Here's how we address the identified risks:

  • Mitigation to bias from data representation: Geotab's broad and diverse customer base, spanning numerous vehicle types and operational patterns, aids in generalizing insights and reducing bias. We continuously explore and integrate new features to enable the model to discern nuanced relationships between risk and driving behavior for each distinct vehicle category.
  • Mitigation to bias carried over from the area risk model: Potential bias from the area risk model is mitigated by analyzing aggregated data over extended periods instead of granular daily or hourly views. Furthermore, the area risk assessments are validated against publicly available records to ensure comparability and minimize inaccuracies.
  • Mitigation to bias carried over from the collision detection model: To mitigate bias originating from the collision detection algorithm, the collision detection model is validated against both internal and external data sources. These sources include claims data from various customers and publicly accessible collision datasets, such as those published by government entities for example the State of Ohio.

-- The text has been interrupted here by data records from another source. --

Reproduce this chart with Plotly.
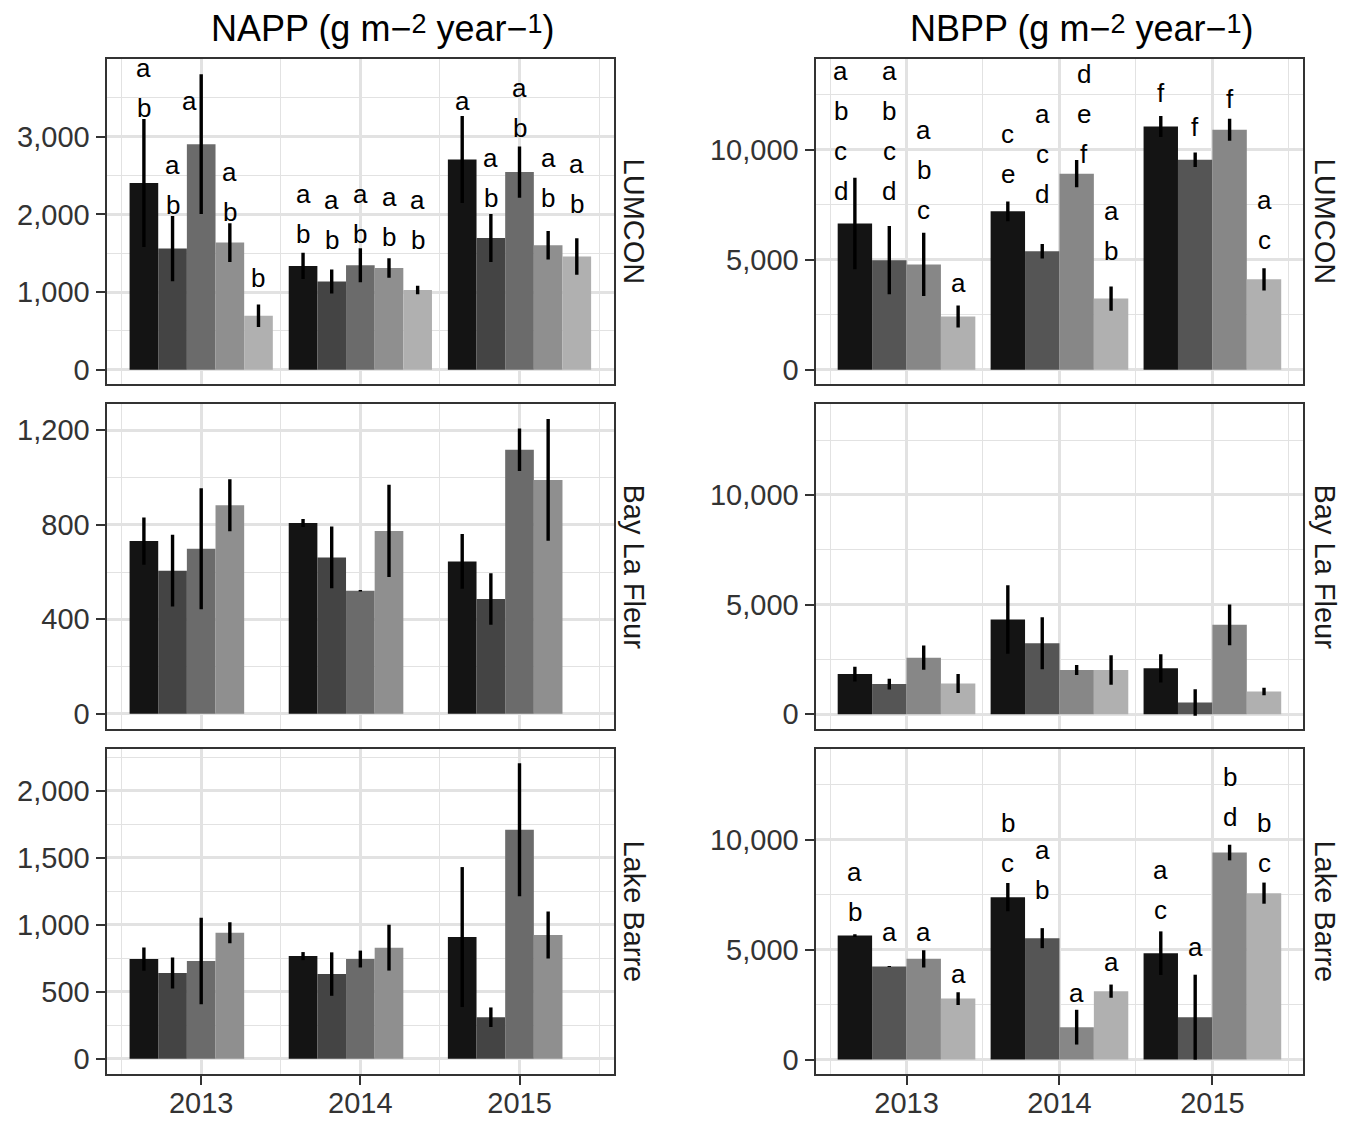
import plotly.graph_objects as go

W, H = 1360, 1126
FONT = "Liberation Sans, Arial, Helvetica, sans-serif"

years = [2013, 2014, 2015]
sites = ["LUMCON", "Bay La Fleur", "Lake Barre"]
napp_treatments = ["T1", "T2", "T3", "T4", "T5"]
nbpp_treatments = ["T1", "T2", "T3", "T4"]

napp_colors = ["#141414", "#444444", "#6b6b6b", "#8f8f8f", "#b0b0b0"]
nbpp_colors = ["#141414", "#555555", "#878787", "#b0b0b0"]

# ---- NAPP: mean and standard error (rows = years, columns = treatments) ----
napp_lumcon_mean = [[2404, 1560, 2905, 1637, 694],
                    [1337, 1136, 1346, 1311, 1028],
                    [2708, 1697, 2545, 1603, 1458]]
napp_lumcon_se = [[825, 420, 900, 250, 145],
                  [170, 155, 220, 125, 55],
                  [560, 310, 330, 185, 235]]
napp_lumcon_letters = [["ab", "ab", "a", "ab", "b"],
                       ["ab", "ab", "ab", "ab", "ab"],
                       ["a", "ab", "ab", "ab", "ab"]]
napp_lumcon_label_y = [[3377, 2121, 3458, 2036, 1175],
                       [1744, 1671, 1744, 1715, 1671],
                       [3458, 2216, 3116, 2216, 2130]]

napp_blf_mean = [[731, 606, 699, 883],
                 [808, 662, 521, 774],
                 [645, 486, 1118, 990]]
napp_blf_se = [[100, 152, 256, 110],
               [17, 131, 3, 195],
               [116, 109, 90, 258]]

napp_lb_mean = [[744, 640, 729, 940],
                [766, 632, 744, 829],
                [908, 310, 1709, 923]]
napp_lb_se = [[87, 115, 323, 78],
              [30, 162, 63, 171],
              [522, 73, 496, 175]]

# ---- NBPP ----
nbpp_lumcon_mean = [[6647, 4984, 4789, 2420],
                    [7204, 5392, 8913, 3235],
                    [11056, 9547, 10906, 4110]]
nbpp_lumcon_se = [[2080, 1550, 1440, 500],
                  [450, 330, 620, 550],
                  [480, 330, 500, 510]]
nbpp_lumcon_letters = [["abcd", "abcd", "abc", "a"],
                       ["ce", "acd", "def", "ab"],
                       ["f", "f", "f", "ac"]]
nbpp_lumcon_label_y = [[8111, 8111, 7282, 3960],
                       [8913, 8006, 9819, 5392],
                       [12569, 11056, 12297, 5890]]

nbpp_blf_mean = [[1831, 1373, 2579, 1404],
                 [4319, 3236, 2015, 2015],
                 [2091, 535, 4075, 1038]]
nbpp_blf_se = [[335, 245, 550, 435],
               [1565, 1190, 230, 670],
               [640, 600, 930, 170]]

nbpp_lb_mean = [[5636, 4227, 4577, 2773],
                [7382, 5518, 1473, 3109],
                [4836, 1927, 9409, 7564]]
nbpp_lb_se = [[60, 20, 390, 290],
              [640, 455, 790, 300],
              [990, 1930, 355, 480]]
nbpp_lb_letters = [["ab", "a", "a", "a"],
                   ["bc", "ab", "a", "a"],
                   ["ac", "a", "bd", "bc"]]
nbpp_lb_label_y = [[6727, 5818, 5818, 3895],
                   [8941, 7727, 3032, 4455],
                   [6818, 5109, 11018, 8941]]

# small horizontal nudges (px) for letter stacks that would touch an error bar
label_nudge = {("NBPP", "LUMCON", 0, 0): -14,
               ("NAPP", "LUMCON", 0, 2): -12,
               ("NBPP", "LUMCON", 1, 2): 7}

# ---- layout geometry (pixels) ----
col_px = [(106.5, 614.2), (815.5, 1303.4)]
row_px = [(59, 385), (405, 730), (750, 1076)]
strip_x = [634, 1325]
title_x = [383, 1082]
EXP = '<span style="font-size:27px;baseline-shift:8px">{}</span>'
titles = ["NAPP (g m\u2212" + EXP.format("2") + " year\u2212" + EXP.format("1") + ")",
          "NBPP (g m\u2212" + EXP.format("2") + " year\u2212" + EXP.format("1") + ")"]

nbpp_range = [-660, 14130]
panels = [
    dict(var="NAPP", site="LUMCON", col=0, row=0, mean=napp_lumcon_mean, se=napp_lumcon_se,
         letters=napp_lumcon_letters, label_y=napp_lumcon_label_y, slots=5, colors=napp_colors,
         yrange=[-188, 4003], ticks=[0, 1000, 2000, 3000], minor=[500, 1500, 2500, 3500]),
    dict(var="NBPP", site="LUMCON", col=1, row=0, mean=nbpp_lumcon_mean, se=nbpp_lumcon_se,
         letters=nbpp_lumcon_letters, label_y=nbpp_lumcon_label_y, slots=4, colors=nbpp_colors,
         yrange=nbpp_range, ticks=[0, 5000, 10000], minor=[2500, 7500, 12500]),
    dict(var="NAPP", site="Bay La Fleur", col=0, row=1, mean=napp_blf_mean, se=napp_blf_se,
         letters=None, label_y=None, slots=5, colors=napp_colors,
         yrange=[-63, 1310], ticks=[0, 400, 800, 1200], minor=[200, 600, 1000]),
    dict(var="NBPP", site="Bay La Fleur", col=1, row=1, mean=nbpp_blf_mean, se=nbpp_blf_se,
         letters=None, label_y=None, slots=4, colors=nbpp_colors,
         yrange=nbpp_range, ticks=[0, 5000, 10000], minor=[2500, 7500, 12500]),
    dict(var="NAPP", site="Lake Barre", col=0, row=2, mean=napp_lb_mean, se=napp_lb_se,
         letters=None, label_y=None, slots=5, colors=napp_colors,
         yrange=[-114, 2313], ticks=[0, 500, 1000, 1500, 2000], minor=[250, 750, 1250, 1750, 2250]),
    dict(var="NBPP", site="Lake Barre", col=1, row=2, mean=nbpp_lb_mean, se=nbpp_lb_se,
         letters=nbpp_lb_letters, label_y=nbpp_lb_label_y, slots=4, colors=nbpp_colors,
         yrange=nbpp_range, ticks=[0, 5000, 10000], minor=[2500, 7500, 12500]),
]

DODGE = 0.9
GRID = "#e2e2e2"
BORDER = "#333333"
LINE_STEP = 40  # px between stacked letters

fig = go.Figure()
layout = dict(
    width=W, height=H, margin=dict(l=0, r=0, t=0, b=0),
    paper_bgcolor="white", plot_bgcolor="white",
    showlegend=False, barmode="overlay",
    font=dict(family=FONT, color="#1a1a1a"),
)
annotations = []

for i, p in enumerate(panels, start=1):
    xa, ya = f"x{i}", f"y{i}"
    xkey, ykey = ("xaxis" if i == 1 else f"xaxis{i}"), ("yaxis" if i == 1 else f"yaxis{i}")
    x0, x1 = col_px[p["col"]]
    y0, y1 = row_px[p["row"]]
    slot_w = DODGE / p["slots"]
    n_treat = len(p["mean"][0])
    names = napp_treatments if p["var"] == "NAPP" else nbpp_treatments

    for k in range(n_treat):
        off = -DODGE / 2 + slot_w * (k + 0.5)
        fig.add_trace(go.Bar(
            x=[yr + off for yr in years],
            y=[row[k] for row in p["mean"]],
            width=slot_w,
            name=names[k],
            marker=dict(color=p["colors"][k], line=dict(width=0)),
            error_y=dict(type="data", array=[row[k] for row in p["se"]],
                         visible=True, width=0, thickness=3.4, color="black"),
            xaxis=xa, yaxis=ya,
        ))
        if p["letters"]:
            for j, yr in enumerate(years):
                stack = p["letters"][j][k]
                nudge = label_nudge.get((p["var"], p["site"], j, k), 0)
                for m, ch in enumerate(reversed(stack)):
                    annotations.append(dict(
                        x=yr + off, y=p["label_y"][j][k], xref=xa, yref=ya,
                        text=ch, showarrow=False, xanchor="center", yanchor="middle",
                        xshift=nudge, yshift=LINE_STEP * m,
                        font=dict(size=26, color="black", family=FONT),
                    ))

    bottom = p["row"] == 2
    layout[xkey] = dict(
        domain=[x0 / W, x1 / W], anchor=ya, range=[2012.405, 2015.595],
        tickvals=years, ticktext=[str(y) for y in years],
        showticklabels=bottom, ticks="outside" if bottom else "",
        ticklen=9, tickwidth=2, tickcolor=BORDER, ticklabelstandoff=-7,
        tickfont=dict(size=29, color="#333333"),
        showgrid=True, gridcolor=GRID, gridwidth=2.6,
        minor=dict(tickvals=[2012.5, 2013.5, 2014.5, 2015.5], showgrid=True,
                   gridcolor=GRID, gridwidth=1.3, ticks=""),
        showline=True, linecolor=BORDER, linewidth=2, mirror=True,
        zeroline=False, fixedrange=True,
    )
    layout[ykey] = dict(
        domain=[1 - y1 / H, 1 - y0 / H], anchor=xa, range=p["yrange"],
        tickvals=p["ticks"], tickformat=",", ticks="outside",
        ticklen=9, tickwidth=2, tickcolor=BORDER,
        tickfont=dict(size=29, color="#333333"),
        showgrid=True, gridcolor=GRID, gridwidth=2.6,
        minor=dict(tickvals=p["minor"], showgrid=True, gridcolor=GRID, gridwidth=1.3, ticks=""),
        showline=True, linecolor=BORDER, linewidth=2, mirror=True,
        zeroline=False, fixedrange=True,
    )

# facet strip labels on the right of each row
for c in range(2):
    for r, site in enumerate(sites):
        y0, y1 = row_px[r]
        annotations.append(dict(
            x=strip_x[c] / W, y=1 - (y0 + y1) / 2 / H, xref="paper", yref="paper",
            text=site, textangle=90, showarrow=False, xanchor="center", yanchor="middle",
            font=dict(size=29, color="#1a1a1a", family=FONT),
        ))

# column titles
for c in range(2):
    annotations.append(dict(
        x=title_x[c] / W, y=1 - 29 / H, xref="paper", yref="paper",
        text=titles[c], showarrow=False, xanchor="center", yanchor="middle",
        font=dict(size=36, color="black", family=FONT),
    ))

layout["annotations"] = annotations
fig.update_layout(**layout)
fig.write_html("out.html")
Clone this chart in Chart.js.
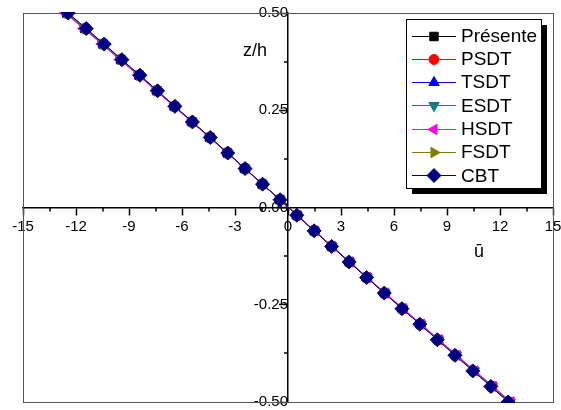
<!DOCTYPE html>
<html>
<head>
<meta charset="utf-8">
<script src="https://cdn.jsdelivr.net/npm/chart.js@4/dist/chart.umd.min.js"></script>
<style>
    body { margin: 0; background: #ffffff; }
    #chartBox { width: 561px; height: 410px; }
</style>
</head>
<body>
<div id="chartBox"><canvas id="uPlot" width="561" height="410"></canvas></div>
<script>
const FONT_FAMILY = "'Liberation Sans', Arial, sans-serif";
const FRAME_COLOR = "#555555";

// z/h positions through the thickness
const zValues = [0.50, 0.46, 0.42, 0.38, 0.34, 0.30, 0.26, 0.22, 0.18, 0.14, 0.10, 0.06, 0.02,
    -0.02, -0.06, -0.10, -0.14, -0.18, -0.22, -0.26, -0.30, -0.34, -0.38, -0.42, -0.46, -0.50];

// u-bar for each theory
const presente = [-12.52, -11.50, -10.47, -9.46, -8.43, -7.42, -6.43, -5.43, -4.42, -3.42, -2.44, -1.45, -0.46,
    0.51, 1.49, 2.48, 3.48, 4.47, 5.48, 6.48, 7.50, 8.50, 9.51, 10.52, 11.55, 12.54];
const psdt = [-12.51, -11.49, -10.46, -9.45, -8.43, -7.42, -6.43, -5.43, -4.42, -3.42, -2.44, -1.45, -0.46,
    0.51, 1.49, 2.48, 3.48, 4.47, 5.47, 6.48, 7.49, 8.49, 9.50, 10.51, 11.54, 12.53];
const tsdt = [-12.50, -11.48, -10.46, -9.45, -8.42, -7.41, -6.42, -5.43, -4.41, -3.42, -2.44, -1.45, -0.46,
    0.51, 1.49, 2.48, 3.47, 4.46, 5.47, 6.47, 7.49, 8.49, 9.50, 10.51, 11.53, 12.52];
const esdt = [-12.56, -11.53, -10.50, -9.48, -8.45, -7.44, -6.44, -5.44, -4.43, -3.43, -2.45, -1.45, -0.46,
    0.51, 1.50, 2.49, 3.49, 4.48, 5.49, 6.50, 7.52, 8.52, 9.53, 10.55, 11.58, 12.58];
const hsdt = [-12.62, -11.58, -10.54, -9.52, -8.49, -7.47, -6.46, -5.46, -4.45, -3.44, -2.45, -1.46, -0.47,
    0.52, 1.51, 2.50, 3.50, 4.50, 5.51, 6.52, 7.55, 8.55, 9.57, 10.58, 11.62, 12.63];
const fsdt = [-12.48, -11.46, -10.44, -9.43, -8.41, -7.40, -6.41, -5.42, -4.41, -3.41, -2.43, -1.44, -0.45,
    0.50, 1.48, 2.47, 3.46, 4.46, 5.46, 6.46, 7.48, 8.47, 9.48, 10.49, 11.51, 12.50];
const cbt = [-12.44, -11.42, -10.40, -9.40, -8.38, -7.38, -6.40, -5.41, -4.40, -3.41, -2.43, -1.44, -0.45,
    0.50, 1.48, 2.47, 3.46, 4.45, 5.45, 6.45, 7.46, 8.45, 9.45, 10.46, 11.48, 12.46];

const seriesNames = ["Présente", "PSDT", "TSDT", "ESDT", "HSDT", "FSDT", "CBT"];
const seriesValues = [presente, psdt, tsdt, esdt, hsdt, fsdt, cbt];
const seriesColors = ["#000000", "#ff0000", "#0000ff", "#008080", "#ff00ff", "#808000", "#000080"];
const seriesPoints = ["rect", "circle", "triangle", "triangle", "triangle", "triangle", "rectRot"];
const seriesRotation = [0, 0, 0, 180, 270, 90, 0];
const seriesRadius = [6, 5, 6, 6, 6, 6, 7];
const seriesOrder = [6, 5, 4, 3, 1, 2, 0];

const xMinorTicks = [-13.5, -10.5, -7.5, -4.5, -1.5, 1.5, 4.5, 7.5, 10.5, 13.5];
const yMinorTicks = [-0.375, -0.125, 0.125, 0.375];

let datasets = seriesNames.map(function (name, i) {
    return {
        label: name,
        data: zValues.map((z, k) => ({ x: seriesValues[i][k], y: z })),
        showLine: true,
        borderColor: seriesColors[i],
        backgroundColor: seriesColors[i],
        borderWidth: 1,
        pointStyle: seriesPoints[i],
        rotation: seriesRotation[i],
        pointRadius: seriesRadius[i],
        pointBorderWidth: 1,
        order: seriesOrder[i],
        clip: 1,
    };
});

// frame, minor ticks, axis titles and the boxed legend
const decorPlugin = {
    id: "decor",
    beforeDatasetsDraw(chart) {
        let ctx = chart.ctx;
        let area = chart.chartArea;
        ctx.save();
        ctx.strokeStyle = FRAME_COLOR;
        ctx.lineWidth = 1;
        ctx.strokeRect(Math.round(area.left) + 0.5, Math.round(area.top) + 0.5,
            Math.round(area.right - area.left), Math.round(area.bottom - area.top));
        ctx.restore();
    },
    afterDraw(chart) {
        let ctx = chart.ctx;
        let xs = chart.scales.x;
        let ys = chart.scales.y;
        let x0 = xs.getPixelForValue(0);
        let y0 = ys.getPixelForValue(0);

        ctx.save();
        ctx.strokeStyle = "#000000";
        ctx.lineWidth = 1.5;
        ctx.beginPath();
        xMinorTicks.forEach(function (v) {
            let px = Math.round(xs.getPixelForValue(v));
            ctx.moveTo(px, y0);
            ctx.lineTo(px, y0 + 4);
        });
        yMinorTicks.forEach(function (v) {
            let py = Math.round(ys.getPixelForValue(v));
            ctx.moveTo(x0 - 4, py);
            ctx.lineTo(x0, py);
        });
        ctx.stroke();

        ctx.fillStyle = "#000000";
        ctx.font = "18px " + FONT_FAMILY;
        ctx.textBaseline = "alphabetic";
        ctx.textAlign = "left";
        ctx.fillText("z/h", 243, 56);
        ctx.fillText("\u016B", 474, 257);

        // legend box with shadow
        let boxLeft = 406, boxTop = 19, boxWidth = 135, boxHeight = 169;
        ctx.fillStyle = "#000000";
        ctx.fillRect(boxLeft + 6, boxTop + 6, boxWidth, boxHeight);
        ctx.fillStyle = "#ffffff";
        ctx.fillRect(boxLeft, boxTop, boxWidth, boxHeight);
        ctx.strokeStyle = "#000000";
        ctx.lineWidth = 1;
        ctx.strokeRect(boxLeft + 0.5, boxTop + 0.5, boxWidth, boxHeight);

        ctx.font = "19px " + FONT_FAMILY;
        ctx.textBaseline = "middle";
        seriesNames.forEach(function (name, i) {
            let rowY = 35.5 + i * 23.3;
            ctx.strokeStyle = seriesColors[i];
            ctx.lineWidth = 1;
            ctx.beginPath();
            ctx.moveTo(412, Math.round(rowY) + 0.5);
            ctx.lineTo(456, Math.round(rowY) + 0.5);
            ctx.stroke();
            ctx.fillStyle = seriesColors[i];
            Chart.helpers.drawPoint(ctx, {
                pointStyle: seriesPoints[i],
                rotation: seriesRotation[i],
                radius: seriesRadius[i],
                borderWidth: 1,
            }, 434, Math.round(rowY) + 0.5);
            ctx.fillStyle = "#000000";
            ctx.fillText(name, 461, rowY + 1);
        });
        ctx.restore();
    },
};

function zeroPadding(scale) {
    scale.paddingLeft = 0;
    scale.paddingRight = 0;
    scale.paddingTop = 0;
    scale.paddingBottom = 0;
}

const config = {
    type: "scatter",
    data: { datasets: datasets },
    options: {
        responsive: false,
        animation: false,
        layout: {
            padding: { left: 23, right: 5, top: 13, bottom: 7 },
        },
        plugins: {
            legend: { display: false },
            tooltip: { enabled: false },
        },
        scales: {
            x: {
                type: "linear",
                position: { y: 0 },
                min: -15,
                max: 15,
                afterFit: zeroPadding,
                border: { color: "#000000", width: 1.5 },
                grid: {
                    drawOnChartArea: false,
                    tickLength: 7,
                    tickColor: "#000000",
                    tickWidth: 1.5,
                },
                ticks: {
                    stepSize: 3,
                    autoSkip: false,
                    maxRotation: 0,
                    padding: 3,
                    color: "#000000",
                    font: { family: FONT_FAMILY, size: 15 },
                    callback: function (value) {
                        return String(value);
                    },
                },
            },
            y: {
                type: "linear",
                position: { x: 0 },
                min: -0.5,
                max: 0.5,
                afterFit: zeroPadding,
                border: { color: "#000000", width: 1.5 },
                grid: {
                    drawOnChartArea: false,
                    tickLength: 8,
                    tickColor: "#000000",
                    tickWidth: 1.5,
                },
                ticks: {
                    stepSize: 0.25,
                    autoSkip: false,
                    padding: 5,
                    color: "#000000",
                    font: { family: FONT_FAMILY, size: 15 },
                    callback: function (value) {
                        return Number(value).toFixed(2);
                    },
                },
            },
        },
    },
    plugins: [decorPlugin],
};

let uPlot = document.getElementById("uPlot");
let chart = new Chart(uPlot.getContext("2d"), config);
</script>
</body>
</html>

Model assumptions and constraints

  • Assumptions: It is assumed that a vehicle, driver, or fleet's future risk of collision is correlated with its past driving behavior and exposure to contextual risk.
  • Constraints: Although the PCR model is a predictive model, the model actually measures correlation, not necessarily causality.
Evaluation Metrics

Model performance is assessed using a test dataset derived from historical driving and collision records. For each vehicle and prediction day, the evaluation determines if a collision occurred within a defined time window following the prediction date. The actual collision occurrence (binary outcome) and the model's predicted probability of collision are then used to compute the Area Under the Receiver Operating Characteristic Curve (AUC-ROC), which serves as the primary performance metric.